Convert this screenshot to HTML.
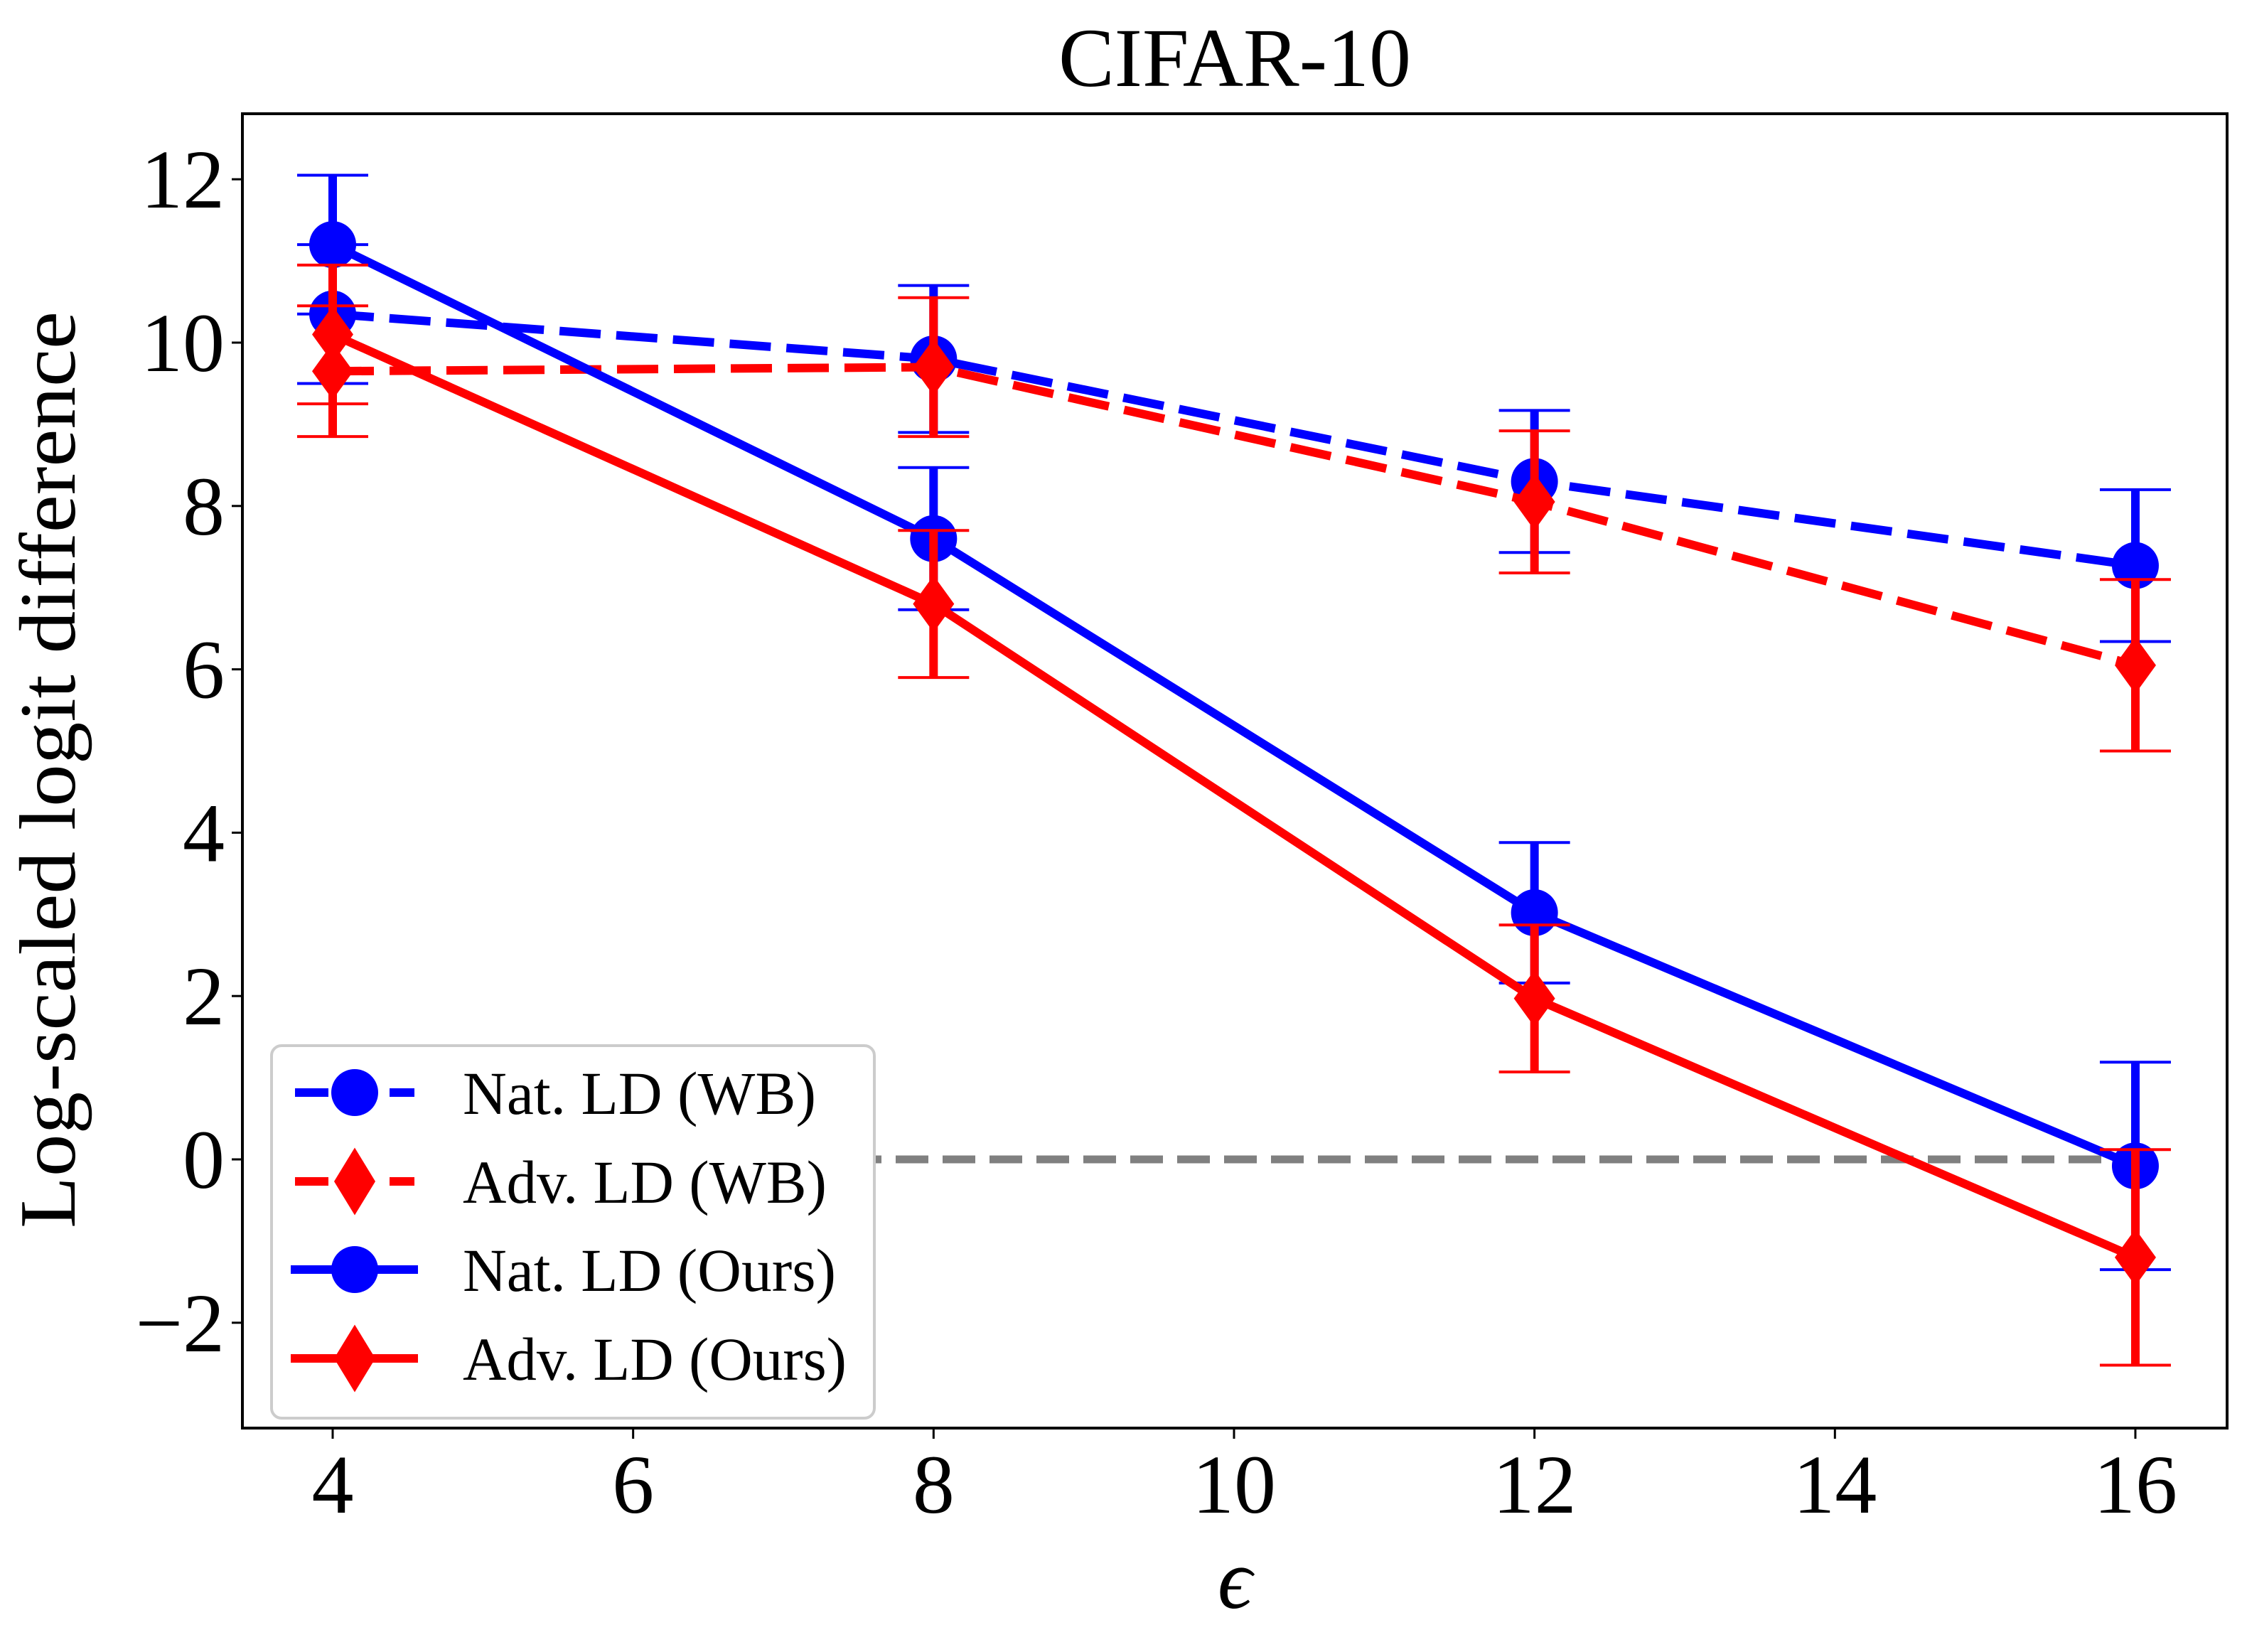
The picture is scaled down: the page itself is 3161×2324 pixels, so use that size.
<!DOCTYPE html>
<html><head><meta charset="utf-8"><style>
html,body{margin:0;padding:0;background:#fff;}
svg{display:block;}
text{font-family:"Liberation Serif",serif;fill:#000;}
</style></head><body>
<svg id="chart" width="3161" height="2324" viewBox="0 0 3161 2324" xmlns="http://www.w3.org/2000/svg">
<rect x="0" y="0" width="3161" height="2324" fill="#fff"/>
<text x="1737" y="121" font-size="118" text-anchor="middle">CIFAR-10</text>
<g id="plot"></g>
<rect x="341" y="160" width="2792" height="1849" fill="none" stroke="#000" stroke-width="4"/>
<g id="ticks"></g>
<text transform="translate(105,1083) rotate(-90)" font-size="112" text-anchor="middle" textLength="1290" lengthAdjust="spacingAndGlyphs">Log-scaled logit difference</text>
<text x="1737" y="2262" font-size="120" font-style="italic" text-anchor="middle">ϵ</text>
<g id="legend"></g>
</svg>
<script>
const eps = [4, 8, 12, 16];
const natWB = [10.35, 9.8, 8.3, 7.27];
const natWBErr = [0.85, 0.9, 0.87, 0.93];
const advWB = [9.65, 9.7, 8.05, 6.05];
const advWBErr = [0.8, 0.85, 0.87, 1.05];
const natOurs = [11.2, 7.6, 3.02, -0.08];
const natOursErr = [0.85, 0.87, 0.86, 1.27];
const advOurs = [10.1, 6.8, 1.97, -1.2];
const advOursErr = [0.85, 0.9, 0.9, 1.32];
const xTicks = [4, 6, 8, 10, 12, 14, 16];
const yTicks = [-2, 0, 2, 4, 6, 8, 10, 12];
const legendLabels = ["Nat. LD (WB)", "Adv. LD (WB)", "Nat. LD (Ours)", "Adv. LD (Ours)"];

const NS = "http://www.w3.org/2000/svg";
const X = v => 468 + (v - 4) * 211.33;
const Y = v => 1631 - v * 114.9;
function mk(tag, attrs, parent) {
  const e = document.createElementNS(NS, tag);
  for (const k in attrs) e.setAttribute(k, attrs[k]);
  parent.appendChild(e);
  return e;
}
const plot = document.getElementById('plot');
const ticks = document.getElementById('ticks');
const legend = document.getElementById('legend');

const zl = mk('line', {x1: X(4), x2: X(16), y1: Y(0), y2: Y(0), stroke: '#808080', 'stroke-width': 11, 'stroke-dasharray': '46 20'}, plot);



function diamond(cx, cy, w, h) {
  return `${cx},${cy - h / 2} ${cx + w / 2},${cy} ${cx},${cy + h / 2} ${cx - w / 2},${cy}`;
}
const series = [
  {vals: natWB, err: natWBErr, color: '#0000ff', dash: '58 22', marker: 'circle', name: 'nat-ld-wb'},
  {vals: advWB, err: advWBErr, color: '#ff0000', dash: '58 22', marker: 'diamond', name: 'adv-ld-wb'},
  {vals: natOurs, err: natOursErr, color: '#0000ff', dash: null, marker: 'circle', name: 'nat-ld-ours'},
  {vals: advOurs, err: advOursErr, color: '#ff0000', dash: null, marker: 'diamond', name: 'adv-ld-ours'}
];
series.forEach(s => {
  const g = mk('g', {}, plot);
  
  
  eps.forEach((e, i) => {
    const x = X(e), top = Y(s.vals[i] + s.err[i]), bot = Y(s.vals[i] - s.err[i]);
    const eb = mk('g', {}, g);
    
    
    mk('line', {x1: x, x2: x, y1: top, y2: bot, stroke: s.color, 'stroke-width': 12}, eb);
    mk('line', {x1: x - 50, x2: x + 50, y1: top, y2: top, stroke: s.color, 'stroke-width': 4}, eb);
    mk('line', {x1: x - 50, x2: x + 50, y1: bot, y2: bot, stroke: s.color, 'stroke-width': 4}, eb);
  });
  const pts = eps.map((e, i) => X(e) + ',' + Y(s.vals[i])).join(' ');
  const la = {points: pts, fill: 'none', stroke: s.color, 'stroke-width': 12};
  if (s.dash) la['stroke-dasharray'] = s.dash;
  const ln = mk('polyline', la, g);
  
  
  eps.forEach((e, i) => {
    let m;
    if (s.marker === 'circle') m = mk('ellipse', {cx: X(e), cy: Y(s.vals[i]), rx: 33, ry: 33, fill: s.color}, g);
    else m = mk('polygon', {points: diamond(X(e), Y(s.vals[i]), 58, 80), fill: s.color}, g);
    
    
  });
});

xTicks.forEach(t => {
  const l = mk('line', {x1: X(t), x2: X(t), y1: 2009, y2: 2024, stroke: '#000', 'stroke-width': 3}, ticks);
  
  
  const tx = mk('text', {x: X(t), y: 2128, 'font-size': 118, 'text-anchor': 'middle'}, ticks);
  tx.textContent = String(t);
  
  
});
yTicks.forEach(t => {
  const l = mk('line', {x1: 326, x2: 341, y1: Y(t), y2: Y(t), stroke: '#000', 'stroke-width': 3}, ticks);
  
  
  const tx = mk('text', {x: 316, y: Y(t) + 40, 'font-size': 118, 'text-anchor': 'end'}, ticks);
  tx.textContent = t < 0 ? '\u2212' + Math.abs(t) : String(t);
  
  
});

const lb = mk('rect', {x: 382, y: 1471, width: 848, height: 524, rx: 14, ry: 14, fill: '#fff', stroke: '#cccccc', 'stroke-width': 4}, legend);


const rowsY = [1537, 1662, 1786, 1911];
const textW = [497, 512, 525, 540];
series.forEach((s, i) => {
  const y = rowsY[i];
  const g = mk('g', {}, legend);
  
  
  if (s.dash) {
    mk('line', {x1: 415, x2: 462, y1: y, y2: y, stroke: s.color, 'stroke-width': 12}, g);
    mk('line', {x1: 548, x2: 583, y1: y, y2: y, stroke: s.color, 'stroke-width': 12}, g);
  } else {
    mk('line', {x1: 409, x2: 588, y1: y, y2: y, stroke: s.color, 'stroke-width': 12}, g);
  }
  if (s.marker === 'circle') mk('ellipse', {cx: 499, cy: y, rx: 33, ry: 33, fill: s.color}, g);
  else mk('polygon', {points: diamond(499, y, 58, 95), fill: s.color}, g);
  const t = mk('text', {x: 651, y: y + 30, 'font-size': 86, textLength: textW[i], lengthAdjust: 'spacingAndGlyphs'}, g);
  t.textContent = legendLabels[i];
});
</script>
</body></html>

### INSTRUCTIONS TO FOLLOW
Repeat the lines exactly as they stand, from the opening line of the data through the line with "11, 'stroke-dasharray': '46". Pictures stay out of the copy.

### TASK RESPONSE
Convert this screenshot to HTML.
The picture is scaled down: the page itself is 3161×2324 pixels, so use that size.
<!DOCTYPE html>
<html><head><meta charset="utf-8"><style>
html,body{margin:0;padding:0;background:#fff;}
svg{display:block;}
text{font-family:"Liberation Serif",serif;fill:#000;}
</style></head><body>
<svg id="chart" width="3161" height="2324" viewBox="0 0 3161 2324" xmlns="http://www.w3.org/2000/svg">
<rect x="0" y="0" width="3161" height="2324" fill="#fff"/>
<text x="1737" y="121" font-size="118" text-anchor="middle">CIFAR-10</text>
<g id="plot"></g>
<rect x="341" y="160" width="2792" height="1849" fill="none" stroke="#000" stroke-width="4"/>
<g id="ticks"></g>
<text transform="translate(105,1083) rotate(-90)" font-size="112" text-anchor="middle" textLength="1290" lengthAdjust="spacingAndGlyphs">Log-scaled logit difference</text>
<text x="1737" y="2262" font-size="120" font-style="italic" text-anchor="middle">ϵ</text>
<g id="legend"></g>
</svg>
<script>
const eps = [4, 8, 12, 16];
const natWB = [10.35, 9.8, 8.3, 7.27];
const natWBErr = [0.85, 0.9, 0.87, 0.93];
const advWB = [9.65, 9.7, 8.05, 6.05];
const advWBErr = [0.8, 0.85, 0.87, 1.05];
const natOurs = [11.2, 7.6, 3.02, -0.08];
const natOursErr = [0.85, 0.87, 0.86, 1.27];
const advOurs = [10.1, 6.8, 1.97, -1.2];
const advOursErr = [0.85, 0.9, 0.9, 1.32];
const xTicks = [4, 6, 8, 10, 12, 14, 16];
const yTicks = [-2, 0, 2, 4, 6, 8, 10, 12];
const legendLabels = ["Nat. LD (WB)", "Adv. LD (WB)", "Nat. LD (Ours)", "Adv. LD (Ours)"];

const NS = "http://www.w3.org/2000/svg";
const X = v => 468 + (v - 4) * 211.33;
const Y = v => 1631 - v * 114.9;
function mk(tag, attrs, parent) {
  const e = document.createElementNS(NS, tag);
  for (const k in attrs) e.setAttribute(k, attrs[k]);
  parent.appendChild(e);
  return e;
}
const plot = document.getElementById('plot');
const ticks = document.getElementById('ticks');
const legend = document.getElementById('legend');

const zl = mk('line', {x1: X(4), x2: X(16), y1: Y(0), y2: Y(0), stroke: '#808080', 'stroke-width': 11, 'stroke-dasharray': '46 20'}, plot);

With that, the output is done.